For years, United States security agencies have recognized a threat to government information technology systems posed by contractor supply chains. The Government has struggled, however, to balance national security assessments of a contractor’s supply chain (which may include classified or otherwise sensitive information) against policies that favor transparency and competition. In many cases, a potential supplier may be excluded from a procurement for a risk based only on an agency official’s cursory research and with little warning. The excluded bidder may seek relief through a bid protest, but federal agencies receive significant deference in deciding matters of national security, as was displayed in Iron Bow Technologies, LLC v. United States, 136 Fed. Cl. 519 (2018), in which the U.S. Court of Federal Claims upheld the Social Security Administration’s exclusion of desktop printers manufactured by Lexmark based solely on the company’s Chinese ownership and connections to the Chinese government.
The Senate showed continued interest in this topic last year by unanimously passing the Federal Acquisition Supply Chain Security Act of 2018 (S. 3085), a bill that would have stood up a Federal Acquisition Security Council and established procedures for federal agencies to exclude from competitive procurements certain items or offerors that pose a supply chain risk.
The bill would have allowed an agency, for a single procurement or a class of procurements, to exclude a source from competition or deem a source unacceptable or not responsible on the basis of a perceived supply-chain risk upon determining (1) exclusion is necessary to protect national security, and (2) less intrusive measures are not reasonably available.
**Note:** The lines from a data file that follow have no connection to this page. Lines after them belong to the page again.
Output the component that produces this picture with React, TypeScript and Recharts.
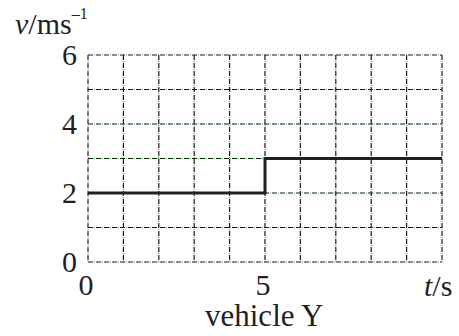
import { LineChart, Line, XAxis, YAxis, CartesianGrid } from 'recharts'

// time (s) and velocity (m/s) of vehicle Y
const times = [0, 5, 10]
const speeds = [2, 3, 3]

const xTicks = [0, 1, 2, 3, 4, 5, 6, 7, 8, 9, 10]
const xLabelled = [0, 5]
const yTicks = [0, 1, 2, 3, 4, 5, 6]
const yLabelled = [0, 2, 4, 6]

const data = times.map((t, i) => ({ t, v: speeds[i] }))

const FONT = '"Liberation Serif", "Times New Roman", serif'
const INK = '#231f20'

function XTick({ x, y, payload }: any) {
  if (!xLabelled.includes(payload.value)) return null
  return (
    <text x={x - 2} y={y} dy={25} textAnchor="middle" fontFamily={FONT} fontSize={30} fill={INK}>
      {payload.value}
    </text>
  )
}

function YTick({ x, y, payload }: any) {
  if (!yLabelled.includes(payload.value)) return null
  return (
    <text x={x - 3} y={y} dy={10} textAnchor="end" fontFamily={FONT} fontSize={30} fill={INK}>
      {payload.value}
    </text>
  )
}

export default function App() {
  return (
    <div style={{ position: 'absolute', left: 0, top: 0, width: 459, height: 336, background: '#fff', fontFamily: FONT, color: INK }}>
      <LineChart width={459} height={336} data={data} margin={{ top: 55, right: 17, left: 0, bottom: 0 }}>
        <CartesianGrid stroke="#22cc22" strokeWidth={1.2} strokeDasharray="1 7" strokeDashoffset={-6} />
        <CartesianGrid stroke="#1a1a1a" strokeWidth={1.2} strokeDasharray="5 3" />
        <XAxis
          dataKey="t"
          type="number"
          domain={[0, 10]}
          ticks={xTicks}
          axisLine={false}
          tickLine={false}
          tick={<XTick />}
          height={74}
          interval={0}
        />
        <YAxis
          type="number"
          domain={[0, 6]}
          ticks={yTicks}
          axisLine={false}
          tickLine={false}
          tick={<YTick />}
          width={88}
          interval={0}
        />
        <Line
          type="stepAfter"
          dataKey="v"
          stroke={INK}
          strokeWidth={3}
          dot={false}
          isAnimationActive={false}
        />
      </LineChart>
      <div style={{ position: 'absolute', left: 15, top: 14, fontSize: 30, lineHeight: '20px', whiteSpace: 'nowrap' }}>
        <i>v</i>/ms<sup style={{ fontSize: 16, lineHeight: 0, position: 'relative', top: -4 }}>–1</sup>
      </div>
      <div style={{ position: 'absolute', left: 424, top: 276, fontSize: 30, lineHeight: '20px', whiteSpace: 'nowrap' }}>
        <i>t</i>/s
      </div>
      <div style={{ position: 'absolute', left: 205, top: 305, fontSize: 31, lineHeight: '22px', whiteSpace: 'nowrap' }}>
        vehicle Y
      </div>
    </div>
  )
}
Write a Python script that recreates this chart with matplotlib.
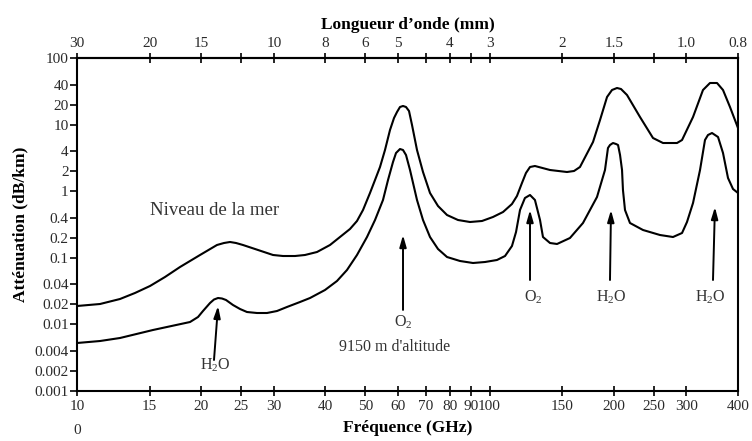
import matplotlib
matplotlib.use("Agg")
import matplotlib.pyplot as plt
from matplotlib.ticker import NullLocator

plt.rcParams['font.family'] = ['Liberation Serif', 'DejaVu Serif']
plt.rcParams['mathtext.fontset'] = 'custom'
plt.rcParams['mathtext.rm'] = 'Liberation Serif'
plt.rcParams['mathtext.it'] = 'Liberation Serif:italic'
plt.rcParams['mathtext.bf'] = 'Liberation Serif:bold'

# ---- data ----
# Sea level curve
sea_freq = [10.0, 11.37, 12.71, 13.82, 15.03, 16.34, 17.77, 19.87, 21.84, 22.71,
            23.49, 24.29, 25.25, 27.46, 29.86, 31.57, 33.76, 35.69, 38.17, 41.04,
            43.39, 45.88, 47.71, 49.34, 51.30, 52.76, 54.25, 55.78, 57.36, 58.66,
            59.65, 60.65, 61.68, 62.72, 63.78, 64.86, 66.69, 68.96, 71.71, 74.98,
            78.85, 83.83, 89.64, 95.85, 101.9, 107.8, 113.3, 116.5, 119.8, 122.5,
            125.3, 128.8, 140.1, 154.0, 160.2, 165.6, 178.1, 185.2, 192.6, 198.0,
            203.6, 208.2, 215.3, 231.5, 248.9, 263.2, 284.6, 292.7, 311.2, 329.0,
            342.1, 355.8, 367.9, 382.5, 400.0]
sea_att = [0.01889, 0.02024, 0.02406, 0.02962, 0.03773, 0.05148, 0.07276, 0.1102, 0.1557, 0.1668,
           0.1727, 0.1668, 0.1557, 0.1310, 0.1102, 0.1064, 0.1064, 0.1102, 0.1222, 0.1557,
           0.2052, 0.2707, 0.3570, 0.5221, 0.9397, 1.473, 2.309, 4.156, 8.296, 12.56,
           15.46, 18.38, 19.03, 18.38, 16.00, 9.863, 4.156, 1.942, 0.9397, 0.5995,
           0.4391, 0.3694, 0.3447, 0.3570, 0.4099, 0.4871, 0.6424, 0.8471, 1.328, 1.876,
           2.309, 2.390, 2.081, 1.942, 2.011, 2.309, 5.479, 11.72, 25.97, 33.07,
           35.44, 34.23, 27.83, 13.00, 6.292, 5.292, 5.292, 5.871, 13.00, 33.07,
           42.14, 42.14, 33.07, 18.38, 8.890]

# 9150 m altitude curve
alt_freq = [10.0, 11.37, 12.71, 15.28, 18.79, 19.65, 20.20, 21.01, 21.48, 21.97,
            22.46, 22.97, 23.88, 24.84, 25.82, 27.31, 28.87, 30.53, 32.28, 34.71,
            36.71, 39.91, 42.67, 45.12, 47.71, 50.45, 52.76, 55.16, 56.73, 58.33,
            59.32, 60.65, 61.68, 62.72, 64.14, 66.69, 68.96, 71.71, 74.98, 78.85,
            84.78, 91.16, 97.47, 104.2, 109.0, 113.3, 115.9, 118.5, 121.8, 125.3,
            128.8, 132.5, 134.7, 140.1, 145.7, 156.6, 168.4, 182.1, 190.4, 193.6,
            195.8, 199.1, 202.5, 204.8, 207.1, 209.4, 210.5, 212.9, 218.9, 235.4,
            258.8, 278.3, 292.7, 300.9, 311.2, 323.6, 332.7, 338.3, 346.0, 357.8,
            367.9, 378.3, 389.0, 400.0]
alt_att = [0.005256, 0.005630, 0.006248, 0.008240, 0.01086, 0.01292, 0.01589, 0.02096, 0.02364, 0.02491,
           0.02449, 0.02325, 0.01956, 0.01703, 0.01535, 0.01483, 0.01483, 0.01589, 0.01826, 0.02169,
           0.02491, 0.03285, 0.04484, 0.06560, 0.1102, 0.2052, 0.3694, 0.7376, 1.473, 2.744,
           3.746, 4.300, 4.156, 3.495, 2.081, 0.7376, 0.3694, 0.2052, 0.1356, 0.1028,
           0.08953, 0.08355, 0.08648, 0.09268, 0.1064, 0.1504, 0.2440, 0.5221, 0.7905, 0.8768,
           0.7376, 0.3694, 0.2052, 0.1668, 0.1612, 0.1983, 0.3331, 0.8183, 2.081, 4.453,
           4.940, 5.292, 5.113, 4.940, 3.495, 2.081, 1.042, 0.5221, 0.3331, 0.2615,
           0.2199, 0.2052, 0.2357, 0.3447, 0.6649, 2.081, 5.871, 6.979, 7.479, 6.513,
           3.746, 1.578, 1.079, 0.9397]

freq_ticks = [10, 15, 20, 25, 30, 40, 50, 60, 70, 80, 90, 100, 150, 200, 250, 300, 400]
freq_labels = ['10', '15', '20', '25', '30', '40', '50', '60', '70', '80', '90', '100',
               '150', '200', '250', '300', '400']
wave_labels = ['30', '20', '15', '', '10', '8', '6', '5', '', '4', '', '3', '2', '1.5',
               '', '1.0', '0.8']
att_ticks = [100, 40, 20, 10, 4, 2, 1, 0.4, 0.2, 0.1, 0.04, 0.02, 0.01, 0.004, 0.002, 0.001]
att_labels = ['100', '40', '20', '10', '4', '2', '1', '0.4', '0.2', '0.1', '0.04', '0.02',
              '0.01', '0.004', '0.002', '0.001']

# ---- figure ----
fig = plt.figure(figsize=(7.52, 4.41), dpi=100)
ax = fig.add_axes([77 / 752, 1 - 391 / 441, 661 / 752, 333 / 441])

ax.plot(sea_freq, sea_att, color='black', lw=1.5, solid_joinstyle='round')
ax.plot(alt_freq, alt_att, color='black', lw=1.5, solid_joinstyle='round')

ax.set_xscale('log')
ax.set_yscale('log')
ax.set_xlim(10, 400)
ax.set_ylim(0.001, 100)

ax.set_xticks(freq_ticks, labels=freq_labels)
ax.set_yticks(att_ticks, labels=att_labels)
ax.xaxis.set_minor_locator(NullLocator())
ax.yaxis.set_minor_locator(NullLocator())

tick_color = '#2a2a2a'
ax.tick_params(axis='x', direction='inout', length=7, width=1.2, labelsize=11,
               labelcolor=tick_color, pad=3)
ax.tick_params(axis='y', direction='out', length=5, width=1.2, labelsize=11,
               labelcolor=tick_color, pad=1)
for s in ax.spines.values():
    s.set_linewidth(1.5)

sec = ax.secondary_xaxis('top')
sec.set_xticks(freq_ticks, labels=wave_labels)
sec.xaxis.set_minor_locator(NullLocator())
sec.tick_params(axis='x', direction='inout', length=7, width=1.2, labelsize=11,
                labelcolor=tick_color, pad=2)
sec.spines['top'].set_linewidth(1.5)
sec.set_xlabel('Longueur d\u2019onde (mm)', fontsize=12.5, fontweight='bold', labelpad=6)

ax.set_xlabel('Fréquence (GHz)', fontsize=12.5, fontweight='bold', labelpad=5)
ax.set_ylabel('Atténuation (dB/km)', fontsize=12.5, fontweight='bold', labelpad=4)

fig.text(77 / 752, 1 - 430 / 441, '0', fontsize=11, color=tick_color, ha='center', va='center')

# ---- annotations ----
arrow_kw = dict(arrowstyle='-|>,head_length=0.7,head_width=0.2', color='black', lw=1.4,
                shrinkA=0, shrinkB=0)
txt_kw = dict(fontsize=11.5, color='#333333', ha='center', va='center')

ax.annotate('', xy=(21.97, 0.0189), xytext=(21.48, 0.00292), arrowprops=arrow_kw)
ax.text(21.6, 0.00245, 'H$_2$O', **txt_kw)

ax.annotate('', xy=(61.68, 0.22), xytext=(61.68, 0.0165), arrowprops=arrow_kw)
ax.text(61.68, 0.0109, 'O$_2$', **txt_kw)
ax.text(59.0, 0.00458, "9150 m d'altitude", **txt_kw)

ax.annotate('', xy=(125.3, 0.522), xytext=(125.3, 0.0464), arrowprops=arrow_kw)
ax.text(127.4, 0.0258, 'O$_2$', **txt_kw)

ax.annotate('', xy=(196.9, 0.522), xytext=(195.8, 0.0464), arrowprops=arrow_kw)
ax.text(196.9, 0.0258, 'H$_2$O', **txt_kw)

ax.annotate('', xy=(351.7, 0.579), xytext=(347.9, 0.0464), arrowprops=arrow_kw)
ax.text(342.2, 0.0258, 'H$_2$O', **txt_kw)

ax.text(21.6, 0.522, 'Niveau de la mer', fontsize=13.5, color='#333333', ha='center', va='center')

fig.savefig('out.png', dpi=100)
Under the bill, a source could be excluded either based on explicit solicitation criteria (i.e., failing to meet qualification requirements or not achieving an acceptable rating under an evaluation factor) or as part of the source-selection authority’s overall responsibility determination. However, the authority to make an exclusion determination could not be delegated further than one level below the Deputy Secretary or Principal Deputy Director; would require the joint recommendation of the agency’s chief acquisition officer and chief information officer; and would require the agency to provide notice to Congress. The bill does not describe the sources of information on which an agency official may rely in reaching the conclusions underlying exclusion — including, apparently, unsubstantiated internet research. The proposed statute would, however, address some of the transparency and accountability issues that have dogged this area of procurement review, as before exercising this authority, the agency would be required to notify the source of its potential exclusion and allow it 30 days to respond, unless there are “urgent national security interests,” in which case the notice to the excluded source and notice to Congress could be delayed.
Under the bill as written, an excluded source would be limited to seeking judicial relief directly in the U.S. Court of Appeals for the District of Columbia Circuit, which would adopt a standard of review similar to that in the Administrative Procedure Act, with the exception that a contractor may also seek remedies under the Contract Disputes Act (CDA), 41 U.S.C. §§ 7101 et seq., to the extent they are available. This would preclude traditional bid protest remedies and cases like Iron Bow.
The bill also would have established procedures for sources to be excluded more broadly by the Department of Homeland Security, Department of Defense, and the Director of National Intelligence from procurements by civilian, defense, or intelligence agencies, respectively, upon recommendation by the Federal Acquisition Security Council established by the bill. This Council — which would be chaired by a representative from the Office of Management and Budget (OMB) and would also include representatives from the General Services Administration (GSA), Department of Homeland Security (DHS), the Office of the Director of National Intelligence (ODNI), Department of Justice (DOJ), Department of Defense (DOD), and the National Institute of Standards and Technology (NIST) — would be charged with establishing criteria and procedures for such exclusions and exceptions to them.
Additionally, the Council would be responsible for identifying and recommending supply chain risk management standards, guidelines, and practices for executive agencies (which NIST would develop), as well as establishing requirements for non-federal entities to share information about supply chain risk with federal agencies and identifying the best federal agencies to lead and facilitate this sharing.
All in all, this bill, which may or may not be reintroduced in the new Congress, with its procedure for review and challenge prior to exclusion and its requirements for Congressional notifications, is a step in the right direction. But there still is room for improvement, particularly in establishing meaningful administrative oversight and standards for thorough and reliable research to guide agencies, who otherwise may cloak a careless decision under the veil of national security. Federal contractors will want to monitor these initiatives and the ongoing balance of national security with procurement transparency, as well as reviewing companies in their own supply chain for possible concerns.